[START Data shown]
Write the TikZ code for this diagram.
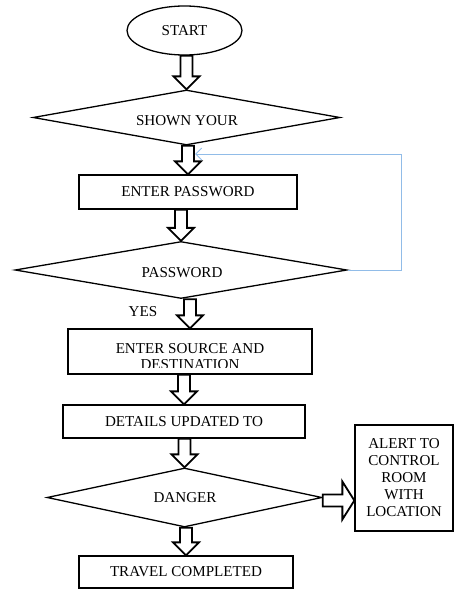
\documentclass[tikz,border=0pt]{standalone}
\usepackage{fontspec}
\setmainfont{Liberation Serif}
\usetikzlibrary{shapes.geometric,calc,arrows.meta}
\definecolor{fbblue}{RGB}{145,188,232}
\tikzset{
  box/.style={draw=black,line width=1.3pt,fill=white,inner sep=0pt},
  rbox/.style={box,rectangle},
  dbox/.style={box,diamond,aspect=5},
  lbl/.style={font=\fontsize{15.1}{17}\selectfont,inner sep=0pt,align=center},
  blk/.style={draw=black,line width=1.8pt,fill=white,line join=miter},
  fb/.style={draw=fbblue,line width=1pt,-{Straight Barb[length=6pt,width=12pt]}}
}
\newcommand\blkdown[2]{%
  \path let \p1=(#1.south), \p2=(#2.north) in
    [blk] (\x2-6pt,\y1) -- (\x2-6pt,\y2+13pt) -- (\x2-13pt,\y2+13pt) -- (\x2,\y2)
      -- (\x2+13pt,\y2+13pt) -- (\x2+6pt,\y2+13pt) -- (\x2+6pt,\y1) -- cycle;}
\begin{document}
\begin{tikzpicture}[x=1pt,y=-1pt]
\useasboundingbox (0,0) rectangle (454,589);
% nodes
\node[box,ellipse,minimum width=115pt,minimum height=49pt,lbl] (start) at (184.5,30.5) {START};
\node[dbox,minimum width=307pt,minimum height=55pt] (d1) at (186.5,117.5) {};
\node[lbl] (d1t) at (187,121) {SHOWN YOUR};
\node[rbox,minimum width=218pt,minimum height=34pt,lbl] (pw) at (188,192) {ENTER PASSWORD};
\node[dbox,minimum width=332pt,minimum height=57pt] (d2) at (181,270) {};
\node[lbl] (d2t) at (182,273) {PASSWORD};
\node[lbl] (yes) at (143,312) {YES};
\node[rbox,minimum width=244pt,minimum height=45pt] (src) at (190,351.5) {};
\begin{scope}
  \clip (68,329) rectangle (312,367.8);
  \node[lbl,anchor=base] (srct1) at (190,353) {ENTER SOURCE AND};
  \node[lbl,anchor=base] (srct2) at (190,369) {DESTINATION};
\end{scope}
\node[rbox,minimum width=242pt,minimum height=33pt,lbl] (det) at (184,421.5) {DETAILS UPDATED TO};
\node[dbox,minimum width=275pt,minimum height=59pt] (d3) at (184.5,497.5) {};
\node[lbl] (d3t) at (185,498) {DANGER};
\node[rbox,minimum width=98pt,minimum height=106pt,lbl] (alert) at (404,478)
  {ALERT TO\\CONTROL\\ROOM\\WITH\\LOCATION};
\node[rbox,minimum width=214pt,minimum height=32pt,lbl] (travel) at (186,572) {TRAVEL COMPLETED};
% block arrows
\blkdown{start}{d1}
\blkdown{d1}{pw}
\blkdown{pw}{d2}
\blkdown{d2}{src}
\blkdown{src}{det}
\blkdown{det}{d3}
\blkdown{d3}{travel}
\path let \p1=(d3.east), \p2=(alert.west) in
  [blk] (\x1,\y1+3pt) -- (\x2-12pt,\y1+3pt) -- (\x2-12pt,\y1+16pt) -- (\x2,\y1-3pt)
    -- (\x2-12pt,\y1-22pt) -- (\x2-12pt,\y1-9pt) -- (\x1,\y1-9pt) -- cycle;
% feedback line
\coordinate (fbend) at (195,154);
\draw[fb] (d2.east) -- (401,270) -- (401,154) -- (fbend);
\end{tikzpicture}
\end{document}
[END Data shown]
- Goal
Return all of the data exactly as written, and drop the pictures.

- Finished exercise
Write the TikZ code for this diagram.
\documentclass[tikz,border=0pt]{standalone}
\usepackage{fontspec}
\setmainfont{Liberation Serif}
\usetikzlibrary{shapes.geometric,calc,arrows.meta}
\definecolor{fbblue}{RGB}{145,188,232}
\tikzset{
  box/.style={draw=black,line width=1.3pt,fill=white,inner sep=0pt},
  rbox/.style={box,rectangle},
  dbox/.style={box,diamond,aspect=5},
  lbl/.style={font=\fontsize{15.1}{17}\selectfont,inner sep=0pt,align=center},
  blk/.style={draw=black,line width=1.8pt,fill=white,line join=miter},
  fb/.style={draw=fbblue,line width=1pt,-{Straight Barb[length=6pt,width=12pt]}}
}
\newcommand\blkdown[2]{%
  \path let \p1=(#1.south), \p2=(#2.north) in
    [blk] (\x2-6pt,\y1) -- (\x2-6pt,\y2+13pt) -- (\x2-13pt,\y2+13pt) -- (\x2,\y2)
      -- (\x2+13pt,\y2+13pt) -- (\x2+6pt,\y2+13pt) -- (\x2+6pt,\y1) -- cycle;}
\begin{document}
\begin{tikzpicture}[x=1pt,y=-1pt]
\useasboundingbox (0,0) rectangle (454,589);
% nodes
\node[box,ellipse,minimum width=115pt,minimum height=49pt,lbl] (start) at (184.5,30.5) {START};
\node[dbox,minimum width=307pt,minimum height=55pt] (d1) at (186.5,117.5) {};
\node[lbl] (d1t) at (187,121) {SHOWN YOUR};
\node[rbox,minimum width=218pt,minimum height=34pt,lbl] (pw) at (188,192) {ENTER PASSWORD};
\node[dbox,minimum width=332pt,minimum height=57pt] (d2) at (181,270) {};
\node[lbl] (d2t) at (182,273) {PASSWORD};
\node[lbl] (yes) at (143,312) {YES};
\node[rbox,minimum width=244pt,minimum height=45pt] (src) at (190,351.5) {};
\begin{scope}
  \clip (68,329) rectangle (312,367.8);
  \node[lbl,anchor=base] (srct1) at (190,353) {ENTER SOURCE AND};
  \node[lbl,anchor=base] (srct2) at (190,369) {DESTINATION};
\end{scope}
\node[rbox,minimum width=242pt,minimum height=33pt,lbl] (det) at (184,421.5) {DETAILS UPDATED TO};
\node[dbox,minimum width=275pt,minimum height=59pt] (d3) at (184.5,497.5) {};
\node[lbl] (d3t) at (185,498) {DANGER};
\node[rbox,minimum width=98pt,minimum height=106pt,lbl] (alert) at (404,478)
  {ALERT TO\\CONTROL\\ROOM\\WITH\\LOCATION};
\node[rbox,minimum width=214pt,minimum height=32pt,lbl] (travel) at (186,572) {TRAVEL COMPLETED};
% block arrows
\blkdown{start}{d1}
\blkdown{d1}{pw}
\blkdown{pw}{d2}
\blkdown{d2}{src}
\blkdown{src}{det}
\blkdown{det}{d3}
\blkdown{d3}{travel}
\path let \p1=(d3.east), \p2=(alert.west) in
  [blk] (\x1,\y1+3pt) -- (\x2-12pt,\y1+3pt) -- (\x2-12pt,\y1+16pt) -- (\x2,\y1-3pt)
    -- (\x2-12pt,\y1-22pt) -- (\x2-12pt,\y1-9pt) -- (\x1,\y1-9pt) -- cycle;
% feedback line
\coordinate (fbend) at (195,154);
\draw[fb] (d2.east) -- (401,270) -- (401,154) -- (fbend);
\end{tikzpicture}
\end{document}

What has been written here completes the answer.